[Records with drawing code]
—————

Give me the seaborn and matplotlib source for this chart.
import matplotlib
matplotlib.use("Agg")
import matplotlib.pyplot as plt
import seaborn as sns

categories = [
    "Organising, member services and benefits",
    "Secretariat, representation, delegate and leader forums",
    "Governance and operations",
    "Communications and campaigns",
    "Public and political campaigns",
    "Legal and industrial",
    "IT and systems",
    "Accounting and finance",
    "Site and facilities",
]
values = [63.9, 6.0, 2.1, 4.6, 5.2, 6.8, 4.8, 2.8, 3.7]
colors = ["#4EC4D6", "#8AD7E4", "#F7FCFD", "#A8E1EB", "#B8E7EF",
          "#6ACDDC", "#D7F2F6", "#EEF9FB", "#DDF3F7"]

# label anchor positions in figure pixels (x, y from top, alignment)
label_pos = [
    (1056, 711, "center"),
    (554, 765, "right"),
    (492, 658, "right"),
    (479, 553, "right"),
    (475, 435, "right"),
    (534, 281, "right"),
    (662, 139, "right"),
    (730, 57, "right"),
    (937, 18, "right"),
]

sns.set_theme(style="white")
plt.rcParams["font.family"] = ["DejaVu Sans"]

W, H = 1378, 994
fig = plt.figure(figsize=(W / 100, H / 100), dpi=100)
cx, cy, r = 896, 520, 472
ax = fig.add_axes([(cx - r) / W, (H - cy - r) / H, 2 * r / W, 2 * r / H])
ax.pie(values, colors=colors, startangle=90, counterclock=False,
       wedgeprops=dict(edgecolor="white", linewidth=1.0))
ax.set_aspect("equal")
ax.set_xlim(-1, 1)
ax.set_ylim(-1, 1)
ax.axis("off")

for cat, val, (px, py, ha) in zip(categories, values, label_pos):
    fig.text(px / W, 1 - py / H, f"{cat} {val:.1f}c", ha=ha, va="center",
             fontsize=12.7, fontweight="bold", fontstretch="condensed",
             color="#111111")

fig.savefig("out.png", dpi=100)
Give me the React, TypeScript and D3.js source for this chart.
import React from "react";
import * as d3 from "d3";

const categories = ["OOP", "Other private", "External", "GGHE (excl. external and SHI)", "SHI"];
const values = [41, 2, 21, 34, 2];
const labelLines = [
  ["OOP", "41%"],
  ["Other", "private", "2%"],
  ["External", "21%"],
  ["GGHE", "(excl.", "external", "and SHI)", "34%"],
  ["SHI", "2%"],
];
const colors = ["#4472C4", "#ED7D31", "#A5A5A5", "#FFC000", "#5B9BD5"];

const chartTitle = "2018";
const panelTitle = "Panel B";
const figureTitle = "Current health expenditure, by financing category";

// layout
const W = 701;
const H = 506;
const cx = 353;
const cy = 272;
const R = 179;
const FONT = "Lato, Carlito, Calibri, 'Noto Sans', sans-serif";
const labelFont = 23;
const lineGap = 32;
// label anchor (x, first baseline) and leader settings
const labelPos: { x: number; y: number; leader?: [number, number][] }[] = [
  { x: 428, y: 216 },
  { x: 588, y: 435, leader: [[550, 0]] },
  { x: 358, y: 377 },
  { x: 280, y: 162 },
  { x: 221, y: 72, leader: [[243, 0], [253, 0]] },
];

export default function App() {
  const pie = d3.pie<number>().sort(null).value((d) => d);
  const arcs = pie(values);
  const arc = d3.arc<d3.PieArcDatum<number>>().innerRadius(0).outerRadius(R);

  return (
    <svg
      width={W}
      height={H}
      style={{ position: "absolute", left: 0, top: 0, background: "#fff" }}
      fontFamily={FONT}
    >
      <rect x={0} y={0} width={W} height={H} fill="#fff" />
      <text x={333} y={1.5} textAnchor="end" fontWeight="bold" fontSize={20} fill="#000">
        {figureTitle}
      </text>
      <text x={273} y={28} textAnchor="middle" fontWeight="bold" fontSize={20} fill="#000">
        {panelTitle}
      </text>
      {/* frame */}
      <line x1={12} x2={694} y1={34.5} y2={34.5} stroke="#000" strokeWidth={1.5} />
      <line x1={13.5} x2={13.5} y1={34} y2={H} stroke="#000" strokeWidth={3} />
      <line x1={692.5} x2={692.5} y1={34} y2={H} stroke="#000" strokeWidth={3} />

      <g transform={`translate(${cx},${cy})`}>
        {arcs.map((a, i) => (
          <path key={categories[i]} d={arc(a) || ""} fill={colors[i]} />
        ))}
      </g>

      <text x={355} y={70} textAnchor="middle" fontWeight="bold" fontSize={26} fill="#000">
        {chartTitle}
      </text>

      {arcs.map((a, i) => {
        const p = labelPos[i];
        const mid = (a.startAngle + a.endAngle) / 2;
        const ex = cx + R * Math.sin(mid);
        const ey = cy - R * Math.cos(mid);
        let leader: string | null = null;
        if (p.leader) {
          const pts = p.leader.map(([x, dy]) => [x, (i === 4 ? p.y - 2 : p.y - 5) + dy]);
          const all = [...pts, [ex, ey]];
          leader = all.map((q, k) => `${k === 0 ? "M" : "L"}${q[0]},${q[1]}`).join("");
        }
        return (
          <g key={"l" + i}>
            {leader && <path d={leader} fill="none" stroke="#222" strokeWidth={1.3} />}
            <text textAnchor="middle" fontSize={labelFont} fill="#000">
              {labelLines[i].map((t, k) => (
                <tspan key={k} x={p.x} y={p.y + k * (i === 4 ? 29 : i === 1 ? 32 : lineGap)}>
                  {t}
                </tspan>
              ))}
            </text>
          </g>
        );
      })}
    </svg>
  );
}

—————

- OBJECTIVE:
Say how many lines in the records hold "React", with the number as the whole reply.

- SOLUTION TO THIS EXERCISE:
2